Imagine being communicated the good news of a peaceful abode of eternity, full of rewards and replenishment of whims and fancies. Imagine a report card that could determine the demise of hardship, obstacles and challenges. And imagine receiving the “Illiyin”, accompanying Prophet Muhammad (peace be upon him) and his companions.
The suite of good deeds knows no horizons. It ranges from a smile to brighten another person’s day to honoring a contract to waking up at an unearthly hour to prostrate to the Lord.
How to Keep up with Good Deeds
The best way for a believer to keep up with good deeds is to continuously read the Quran. The Quran does not only list out the myriads of good deeds that God loves; but it provides ample opportunity to ponder and reflect on one’s plight as a Muslim.
Quran in itself is a blessing as it cleanses the heart from evil; it solidifies a strong relationship with God. The more the Quran there is in one’s heart, the less likely is the Muslim to stray the Islamic way of life.
Scholars have said that good deeds blot out sins and evil acts.
Imagine standing at a junction of two streets on a hot afternoon, only to be met with a heavy thunderstorm. One street is cleaned out by the rain; the street litter is swept away by the gentle ripples and streams and the dirt is washed away by the tides of water.
After the rain, the air is cool, the floors are clean and there is a slight reflection of a rainbow in the puddles of water. The other street however has gotten dirtier with the thunderstorm. The drains are clogged. Roaches and rodents culminate onto the pavements.
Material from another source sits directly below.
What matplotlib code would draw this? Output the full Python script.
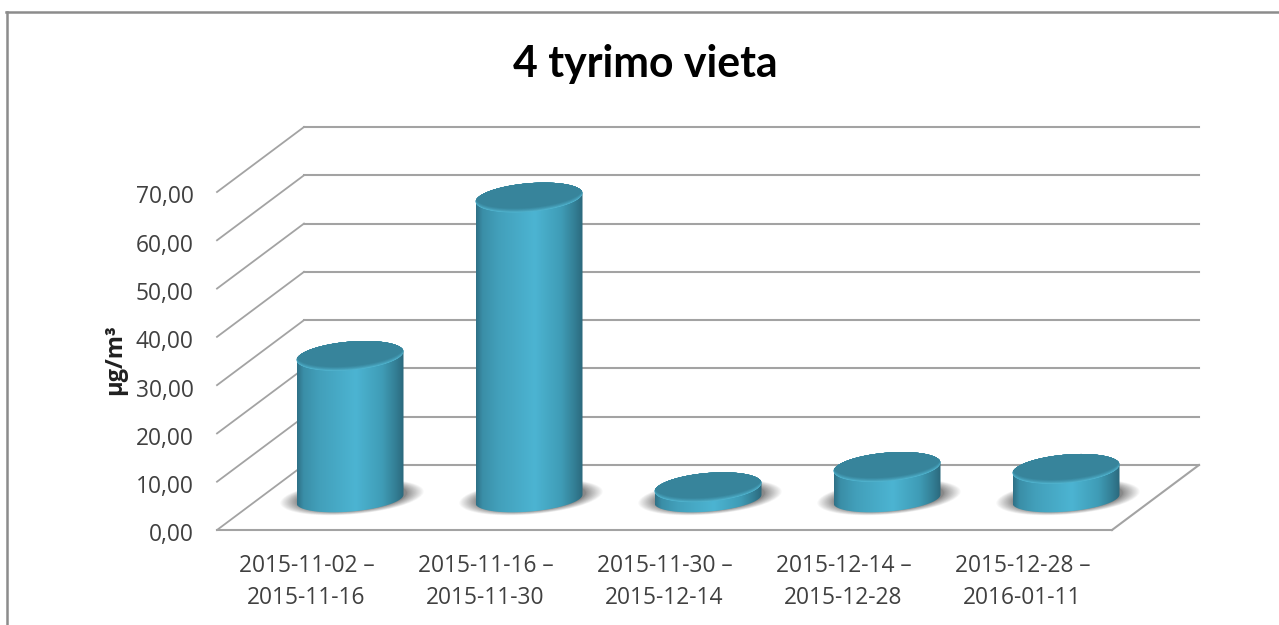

The garbage bins have spilled over and the air is acidic and hazy.
Which street would you like to walk on – the one that is pure and clean or the one which is full of rubbish and pollutants?
This is the same with a believer who is full of good intentions and is ever-enthused to engage in good. God – through the metaphorical rain – will continue to cleanse him or her through His guidance.
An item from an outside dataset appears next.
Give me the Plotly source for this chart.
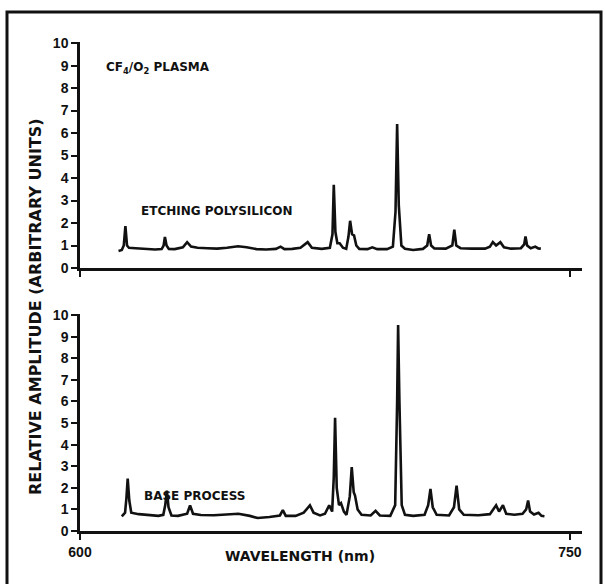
import plotly.graph_objects as go
from plotly.subplots import make_subplots

# ---- data (wavelength nm, relative amplitude) ----
etch_wl = [611.8, 612.8, 613.4, 613.9, 614.4, 615.0, 617, 620, 623, 625.0, 625.6, 626.0, 626.5, 627.2,
           629, 631.5, 632.8, 634.0, 636, 639, 642, 645, 648.4, 651, 654, 657, 660, 661.4, 662.6, 665,
           667.5, 669.7, 671, 674, 676.5, 677.3, 677.7, 678.2, 678.8, 679.5, 680.5, 681.5, 682.2, 682.7,
           683.3, 683.9, 684.6, 685.5, 688, 689.5, 691, 694, 695.8, 696.6, 697.1, 697.6, 698.4, 699.5,
           702, 705, 706.3, 706.9, 707.5, 708.5, 712, 714.0, 714.6, 715.2, 716.5, 720, 724, 725.5,
           726.4, 727.4, 728.7, 729.8, 732, 735, 736.0, 736.4, 736.9, 738, 739.4, 740.3, 741.1]
etch_amp = [0.76, 0.8, 1.0, 1.86, 1.0, 0.9, 0.88, 0.85, 0.82, 0.84, 1.0, 1.38, 1.0, 0.85,
            0.84, 0.92, 1.15, 0.95, 0.9, 0.88, 0.86, 0.9, 0.97, 0.92, 0.84, 0.82, 0.85, 0.95, 0.84, 0.85,
            0.9, 1.15, 0.9, 0.85, 0.9, 1.5, 3.7, 1.6, 1.1, 1.1, 0.9, 0.85, 1.4, 2.1,
            1.5, 1.45, 1.0, 0.85, 0.84, 0.92, 0.84, 0.84, 0.95, 2.5, 6.4, 2.8, 1.0, 0.86,
            0.8, 0.85, 1.0, 1.5, 1.0, 0.87, 0.86, 1.0, 1.7, 1.0, 0.88, 0.86, 0.86, 0.95,
            1.15, 1.0, 1.15, 0.92, 0.86, 0.88, 1.05, 1.4, 1.0, 0.88, 0.95, 0.87, 0.86]

base_wl = [612.8, 613.8, 614.2, 614.6, 615.1, 615.7, 618, 621, 624, 625.5, 626.1, 626.6, 627.1, 628,
           630, 632.8, 633.7, 634.6, 637, 641, 645, 648.5, 652, 654.4, 658, 661.2, 662.1, 663, 666,
           668.5, 670.4, 671.5, 673.5, 675, 676.3, 677.2, 677.7, 678.1, 678.6, 679.3, 679.9, 680.8,
           681.6, 682.6, 683.2, 683.8, 684.2, 685.0, 686.2, 689, 690.5, 691.8, 695, 696.5, 697.1,
           697.4, 697.8, 698.5, 699.5, 702, 705.5, 706.6, 707.3, 708.0, 709.2, 713, 714.5, 715.3,
           716.1, 717.5, 722, 725.5, 727.4, 728.3, 729.5, 730.5, 733, 735.5, 736.6, 737.2, 737.8,
           739, 740.4, 741.3, 742.2]
base_amp = [0.68, 0.85, 1.5, 2.43, 1.4, 0.85, 0.78, 0.74, 0.7, 0.75, 1.2, 1.87, 1.1, 0.72,
            0.7, 0.8, 1.19, 0.8, 0.74, 0.73, 0.76, 0.8, 0.7, 0.6, 0.65, 0.72, 0.97, 0.7, 0.7,
            0.85, 1.19, 0.85, 0.72, 0.8, 1.19, 0.9, 2.5, 5.24, 2.0, 1.2, 1.29, 0.9,
            0.75, 1.6, 2.96, 1.8, 1.64, 1.0, 0.75, 0.72, 0.93, 0.72, 0.7, 1.2, 6.0,
            9.54, 6.0, 1.2, 0.75, 0.7, 0.75, 1.2, 1.95, 1.1, 0.75, 0.72, 1.1, 2.1,
            1.0, 0.75, 0.73, 0.78, 1.19, 0.9, 1.19, 0.8, 0.75, 0.8, 1.0, 1.41, 0.9,
            0.76, 0.84, 0.7, 0.68]

y_ticks = list(range(0, 11))
x_ticks = [600, 750]
x_tick_labels = ["600", "750"]

FONT = "Liberation Sans"
TFONT = "DejaVu Sans"
BLACK = "#111111"

fig = make_subplots(rows=2, cols=1, shared_xaxes=False, vertical_spacing=0.05)

fig.add_trace(go.Scatter(x=etch_wl, y=etch_amp, mode="lines",
                         line=dict(color=BLACK, width=2.6), showlegend=False,
                         hoverinfo="skip"), row=1, col=1)
fig.add_trace(go.Scatter(x=base_wl, y=base_amp, mode="lines",
                         line=dict(color=BLACK, width=2.6), showlegend=False,
                         hoverinfo="skip"), row=2, col=1)

ML, MR, MT, MB = 80, 23, 42, 53
W, H = 605, 584
pw = W - ML - MR
ph = H - MT - MB

top_dom = [(531 - 268) / ph, 1.0]
bot_dom = [0.0, (531 - 314) / ph]

axis_common = dict(showgrid=False, zeroline=False, showline=True, linecolor=BLACK,
                   linewidth=2.5, ticks="outside", tickcolor=BLACK, tickwidth=2,
                   ticklen=6, tickfont=dict(family=FONT, size=14, color=BLACK, weight="bold"))

fig.update_layout(
    width=W, height=H,
    margin=dict(l=ML, r=MR, t=MT, b=MB),
    paper_bgcolor="white", plot_bgcolor="white",
    xaxis=dict(**axis_common, range=[600, 753.7], tickvals=x_ticks,
               showticklabels=False, domain=[0, 1], anchor="y"),
    yaxis=dict(**axis_common, range=[0, 10.05], tickvals=y_ticks, domain=top_dom,
               anchor="x"),
    xaxis2=dict(**axis_common, range=[600, 753.7], tickvals=x_ticks,
                ticktext=x_tick_labels, domain=[0, 1], anchor="y2"),
    yaxis2=dict(**axis_common, range=[0, 10.05], tickvals=y_ticks, domain=bot_dom,
                anchor="x2"),
)

def px_x(p):
    return (p - ML) / pw

def px_y(p):
    return (H - MB - p) / ph

txt_font = dict(family=TFONT, size=12, color=BLACK, weight="bold")
fig.add_annotation(x=px_x(104), y=px_y(68), xref="paper", yref="paper",
                   text="CF<sub>4</sub>/O<sub>2</sub> PLASMA", showarrow=False,
                   xanchor="left", yanchor="middle", font=txt_font)
fig.add_annotation(x=px_x(139), y=px_y(211), xref="paper", yref="paper",
                   text="ETCHING POLYSILICON", showarrow=False,
                   xanchor="left", yanchor="middle", font=txt_font)
fig.add_annotation(x=px_x(142), y=px_y(496), xref="paper", yref="paper",
                   text="BASE PROCESS", showarrow=False,
                   xanchor="left", yanchor="middle", font=txt_font)
fig.add_annotation(x=px_x(300), y=px_y(556), xref="paper", yref="paper",
                   text="WAVELENGTH (nm)", showarrow=False,
                   xanchor="center", yanchor="middle",
                   font=dict(family=TFONT, size=14, color=BLACK, weight="bold"))
fig.add_annotation(x=px_x(35), y=px_y(307), xref="paper", yref="paper",
                   text="RELATIVE AMPLITUDE (ARBITRARY UNITS)", showarrow=False,
                   textangle=-90, xanchor="center", yanchor="middle",
                   font=dict(family=TFONT, size=16, color=BLACK, weight="bold"))

# outer frame (three sides visible in the scan)
l, r, t, b = px_x(7), px_x(601), px_y(12), px_y(584)
fig.add_shape(type="path", xref="paper", yref="paper",
              path=f"M {l} {b} L {l} {t} L {r} {t} L {r} {b}",
              line=dict(color=BLACK, width=3))

fig.write_html("out.html", config={"displayModeBar": False},
               post_script="document.body.style.margin='0px';")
To be a good Muslim, one has to be brutally honest with oneself.
A believer who is full of good deeds is well-nourished because he or she recognizes the rights of his or her body, mind, friends and heart over himself or herself and will strive to lead a positive life.
A believer may reflect: Do I constantly seek to help others? Do I provide strong support for my brothers and sisters? And do I provide shade for those who are in need?
A believer full of good deeds will utilize all of his or her knowledge and strength to continuously help others.
The underlying message is:
Believers who do good deeds are like the blessed date palm tree. Enjoy the cleansing of rain, like the street with a rainbow. Have your faith flourished the positive force that changes the environment for the better. And most of all, let that ever telling report card be with scrolls and scrolls of good deeds for the sake of Allah.